According to IMF Financial Counselor Tobias Adrian, the shift toward tokenized assets and blockchain-based payments means that financial risk will now propagate at the speed of programming code, rather than through familiar settlement cycles.
Tokenization Transforms Risk Propagation
In an analysis published by the IMF, Tobias Adrian challenges the common view that tokenization is merely a technological upgrade for existing markets. He argues the change is far more profound, replacing sequential, human-controlled processes with a system where actions execute simultaneously via code.
Adrian notes that delays in traditional settlement—the periods for confirmation, clearing, and closing trades—have historically served as natural safeguards. These windows provided participants and regulators enough time to react when market stress emerged.
With tokenized assets, these buffers virtually disappear. Transactions are finalized almost instantly, meaning liquidity crises or collateral issues can ripple through the financial system with the speed of automated smart contract execution.
From Human Oversight to Programmable Compliance
Adrian suggests the next phase of financial infrastructure won’t just focus on faster trading, but on developing “Programmable Compliance.” This system embeds regulatory adherence and risk management directly into the underlying code.
Instead of traditional buffers, the industry is beginning to build algorithmic defense mechanisms. These include “Liquidity Oracles”—smart contracts that monitor collateral levels in real-time and automatically restrict transactions if they detect a liquidity imbalance.

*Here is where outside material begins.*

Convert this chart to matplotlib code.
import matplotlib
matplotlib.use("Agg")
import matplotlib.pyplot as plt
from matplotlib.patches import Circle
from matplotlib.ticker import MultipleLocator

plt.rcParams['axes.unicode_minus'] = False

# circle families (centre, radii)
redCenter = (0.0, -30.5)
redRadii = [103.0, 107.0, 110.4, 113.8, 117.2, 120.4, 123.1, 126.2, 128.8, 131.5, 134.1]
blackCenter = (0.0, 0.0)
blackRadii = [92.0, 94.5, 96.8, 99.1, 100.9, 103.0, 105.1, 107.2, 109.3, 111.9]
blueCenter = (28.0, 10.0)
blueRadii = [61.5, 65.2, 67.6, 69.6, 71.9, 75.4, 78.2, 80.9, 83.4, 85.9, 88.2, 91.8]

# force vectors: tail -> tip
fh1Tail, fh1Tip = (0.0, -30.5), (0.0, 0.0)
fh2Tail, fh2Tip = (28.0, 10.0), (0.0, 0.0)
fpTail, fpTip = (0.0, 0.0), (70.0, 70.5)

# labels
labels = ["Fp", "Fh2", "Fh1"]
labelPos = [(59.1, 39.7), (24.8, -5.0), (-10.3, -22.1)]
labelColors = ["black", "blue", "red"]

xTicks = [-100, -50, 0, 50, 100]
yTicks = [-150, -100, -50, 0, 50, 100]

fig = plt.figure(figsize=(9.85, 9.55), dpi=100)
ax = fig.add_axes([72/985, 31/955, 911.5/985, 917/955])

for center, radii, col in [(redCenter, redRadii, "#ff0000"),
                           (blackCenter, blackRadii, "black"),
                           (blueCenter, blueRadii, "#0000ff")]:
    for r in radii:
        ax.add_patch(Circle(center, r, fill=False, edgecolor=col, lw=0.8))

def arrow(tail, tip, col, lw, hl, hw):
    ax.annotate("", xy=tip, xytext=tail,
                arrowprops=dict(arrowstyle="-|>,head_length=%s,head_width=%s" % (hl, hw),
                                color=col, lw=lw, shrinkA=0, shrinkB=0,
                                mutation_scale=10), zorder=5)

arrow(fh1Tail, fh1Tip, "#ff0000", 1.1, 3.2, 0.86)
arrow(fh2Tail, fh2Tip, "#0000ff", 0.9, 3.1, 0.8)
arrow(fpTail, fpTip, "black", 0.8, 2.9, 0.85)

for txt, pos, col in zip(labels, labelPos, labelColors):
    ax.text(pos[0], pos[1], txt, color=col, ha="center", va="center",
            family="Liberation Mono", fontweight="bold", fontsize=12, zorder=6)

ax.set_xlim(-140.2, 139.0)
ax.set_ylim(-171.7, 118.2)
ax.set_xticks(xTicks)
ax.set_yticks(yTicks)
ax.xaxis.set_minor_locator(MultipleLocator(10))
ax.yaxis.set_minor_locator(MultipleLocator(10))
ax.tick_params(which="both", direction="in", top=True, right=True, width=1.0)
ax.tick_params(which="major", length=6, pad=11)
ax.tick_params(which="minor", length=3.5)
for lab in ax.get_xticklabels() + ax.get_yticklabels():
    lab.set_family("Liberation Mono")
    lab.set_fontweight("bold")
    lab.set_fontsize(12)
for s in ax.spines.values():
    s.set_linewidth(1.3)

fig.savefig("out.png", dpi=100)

This shift moves the role of supervision from ex-post control to continuous, real-time monitoring, where risk management is automated at the infrastructure level.

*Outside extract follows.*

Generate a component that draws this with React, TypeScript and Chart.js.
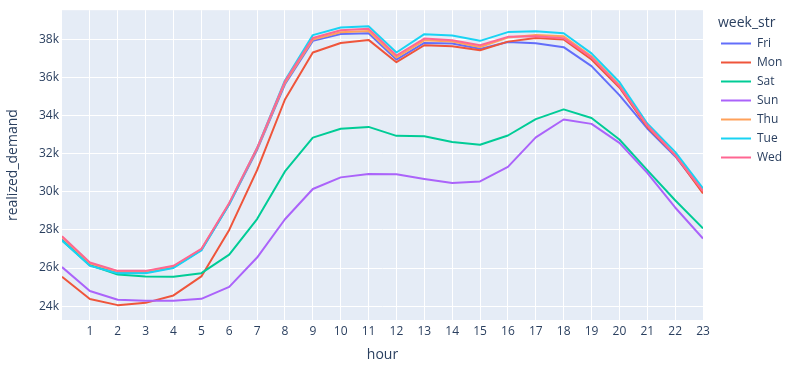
import { useEffect, useRef } from 'react';
import { Chart, registerables } from 'chart.js';

Chart.register(...registerables);

const hours = [0, 1, 2, 3, 4, 5, 6, 7, 8, 9, 10, 11, 12, 13, 14, 15, 16, 17, 18, 19, 20, 21, 22, 23];
const seriesNames = ['Fri', 'Mon', 'Sat', 'Sun', 'Thu', 'Tue', 'Wed'];
const seriesColors = ['#636efa', '#EF553B', '#00cc96', '#ab63fa', '#FFA15A', '#19d3f3', '#FF6692'];

const fri = [27500, 26150, 25750, 25770, 26030, 26950, 29350, 32200, 35650, 37930, 38290, 38330, 36950, 37820, 37790, 37510, 37870, 37810, 37600, 36600, 35080, 33330, 31870, 30000];
const mon = [25540, 24370, 24050, 24170, 24560, 25560, 28000, 31140, 34850, 37320, 37820, 37980, 36810, 37700, 37650, 37440, 37890, 38080, 38000, 36950, 35480, 33410, 31930, 29920];
const sat = [27450, 26150, 25660, 25560, 25540, 25730, 26700, 28570, 31070, 32850, 33310, 33410, 32940, 32920, 32620, 32470, 32960, 33820, 34330, 33880, 32750, 31140, 29560, 28080];
const sun = [26050, 24790, 24330, 24280, 24280, 24380, 25010, 26550, 28560, 30150, 30760, 30940, 30930, 30680, 30460, 30550, 31310, 32860, 33800, 33570, 32570, 31000, 29180, 27550];
const thu = [27620, 26250, 25820, 25820, 26080, 26980, 29380, 32250, 35720, 38000, 38380, 38450, 37060, 37960, 37890, 37610, 38100, 38240, 38170, 37120, 35620, 33480, 31950, 30050];
const tue = [27450, 26120, 25720, 25730, 26000, 26920, 29350, 32300, 35850, 38230, 38630, 38700, 37320, 38280, 38210, 37930, 38390, 38440, 38330, 37270, 35770, 33590, 32100, 30180];
const wed = [27670, 26290, 25850, 25850, 26120, 27000, 29420, 32300, 35800, 38080, 38490, 38560, 37160, 38050, 37960, 37700, 38140, 38170, 38070, 37060, 35550, 33500, 31930, 30040];

const seriesValues = [fri, mon, sat, sun, thu, tue, wed];

const yTickValues = [24000, 26000, 28000, 30000, 32000, 34000, 36000, 38000];
const xTickValues = [1, 2, 3, 4, 5, 6, 7, 8, 9, 10, 11, 12, 13, 14, 15, 16, 17, 18, 19, 20, 21, 22, 23];

const yMin = 23270;
const yMax = 39540;
const legendTitle = 'week_str';
const xTitle = 'hour';
const yTitle = 'realized_demand';

const FONT = '"Open Sans", "Noto Sans", sans-serif';
const TEXT = '#2a3f5f';

const bgPlugin = {
  id: 'plotBg',
  beforeDraw(chart: any) {
    const { ctx, chartArea } = chart;
    ctx.save();
    ctx.fillStyle = '#E5ECF6';
    ctx.fillRect(chartArea.left, chartArea.top, chartArea.right - chartArea.left, chartArea.bottom - chartArea.top);
    ctx.restore();
  },
};

const legendPlugin = {
  id: 'plotlyLegend',
  afterDraw(chart: any) {
    const ctx = chart.ctx;
    ctx.save();
    ctx.textBaseline = 'middle';
    ctx.textAlign = 'left';
    ctx.fillStyle = TEXT;
    ctx.font = `14px ${FONT}`;
    ctx.fillText(legendTitle, 718, 23);
    chart.data.datasets.forEach((ds: any, i: number) => {
      const y = 43.5 + i * 19;
      ctx.strokeStyle = ds.borderColor;
      ctx.lineWidth = 2;
      ctx.beginPath();
      ctx.moveTo(721, y);
      ctx.lineTo(751, y);
      ctx.stroke();
      ctx.fillStyle = TEXT;
      ctx.font = `12px ${FONT}`;
      ctx.fillText(ds.label, 757, y);
    });
    ctx.restore();
  },
};

export default function App() {
  const ref = useRef<HTMLCanvasElement | null>(null);

  useEffect(() => {
    document.body.style.margin = '0';
    const canvas = ref.current;
    if (!canvas) return;
    const chart = new Chart(canvas, {
      type: 'line',
      data: {
        labels: hours,
        datasets: seriesNames.map((name, i) => ({
          label: name,
          data: hours.map((h, j) => ({ x: h, y: seriesValues[i][j] })),
          borderColor: seriesColors[i],
          backgroundColor: seriesColors[i],
          borderWidth: 2,
          pointRadius: 0,
          pointHoverRadius: 0,
          tension: 0,
          fill: false,
          borderJoinStyle: 'round' as const,
          order: seriesNames.length - 1 - i,
        })),
      },
      options: {
        animation: false,
        responsive: false,
        devicePixelRatio: 1,
        layout: { padding: { left: 0, right: 85, top: 10, bottom: 0 } },
        plugins: {
          legend: { display: false },
          tooltip: { enabled: false },
        },
        scales: {
          x: {
            type: 'linear',
            min: 0,
            max: 23,
            afterBuildTicks(scale: any) {
              scale.ticks = xTickValues.map((v) => ({ value: v }));
            },
            afterFit(scale: any) {
              scale.height = 52;
            },
            border: { display: false },
            grid: { drawTicks: false, lineWidth: 1, color: '#ffffff' },
            ticks: {
              padding: 4,
              color: TEXT,
              font: { family: FONT, size: 12 },
              maxRotation: 0,
              autoSkip: false,
              callback: (v: any) => String(v),
            },
            title: {
              display: true,
              text: xTitle,
              color: TEXT,
              font: { family: FONT, size: 14 },
              padding: { top: 0, bottom: 9 },
            },
          },
          y: {
            type: 'linear',
            min: yMin,
            max: yMax,
            afterBuildTicks(scale: any) {
              scale.ticks = yTickValues.map((v) => ({ value: v }));
            },
            afterFit(scale: any) {
              scale.width = 62;
            },
            border: { display: false },
            grid: { drawTicks: false, lineWidth: 1, color: '#ffffff' },
            ticks: {
              padding: 3,
              color: TEXT,
              font: { family: FONT, size: 12 },
              callback: (v: any) => `${Math.round(Number(v) / 1000)}k`,
            },
            title: {
              display: true,
              text: yTitle,
              color: TEXT,
              font: { family: FONT, size: 14 },
              padding: { top: 5, bottom: 0 },
            },
          },
        },
      },
      plugins: [bgPlugin, legendPlugin],
    } as any);
    return () => chart.destroy();
  }, []);

  return (
    <div style={{ width: 788, height: 372, position: 'relative' }}>
      <canvas ref={ref} width={788} height={372} style={{ width: 788, height: 372, display: 'block' }} />
    </div>
  );
}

IMF Calls for Stricter Smart Contract Oversight
A pivotal idea in the analysis is the proposal to treat critical smart contracts similarly to Systemically Important Financial Institutions (SIFIs).
The IMF argues that when a protocol manages significant asset volumes or performs a key market function, its code can become a systemic risk, much like large banks were viewed following the 2008 financial crisis.
This presents a new challenge for the industry: how to regulate decentralized protocols with public code that, by design, cannot be easily altered.
The analysis points toward hybrid smart contracts as a potential solution. In this model, the core logic remains decentralized, but mechanisms for emergency updates, circuit breakers, or parameter changes are managed by regulated entities via multi-signature setups or specialized control addresses.
Tokenization Poses New Questions for Central Banks
Beyond operational risks, the IMF warns of long-term macroeconomic consequences.
Adrian points out that widely accessible tokenized real-world assets could eventually displace national currencies as preferred collateral in financial markets, particularly in emerging economies. Such a trend could undermine monetary policy effectiveness and limit central bank control over the financial system.
Consequently, many regulators are accelerating the development of Central Bank Digital Currencies (CBDCs) in collaboration with the Bank for International Settlements (BIS). They seek to preserve monetary sovereignty in an environment where more financial assets operate on global blockchain infrastructures.
Regulation Becomes a Competitive Advantage
The IMF believes tokenization is entering a new stage of development. While early efforts focused on faster transactions and fractionalizing assets, the current emphasis is shifting toward integrating regulatory requirements directly into the infrastructure.
So-called “Compliance-as-Code” is emerging as a new standard for institutional markets. Rather than viewing regulation as an administrative burden, financial institutions are beginning to utilize it as a core architectural element of their platforms.
For investors, this implies that the next wave of tokenization will likely be driven not just by technological innovation, but by a platform’s ability to combine automation, transparency, and regulatory compliance within a single infrastructure.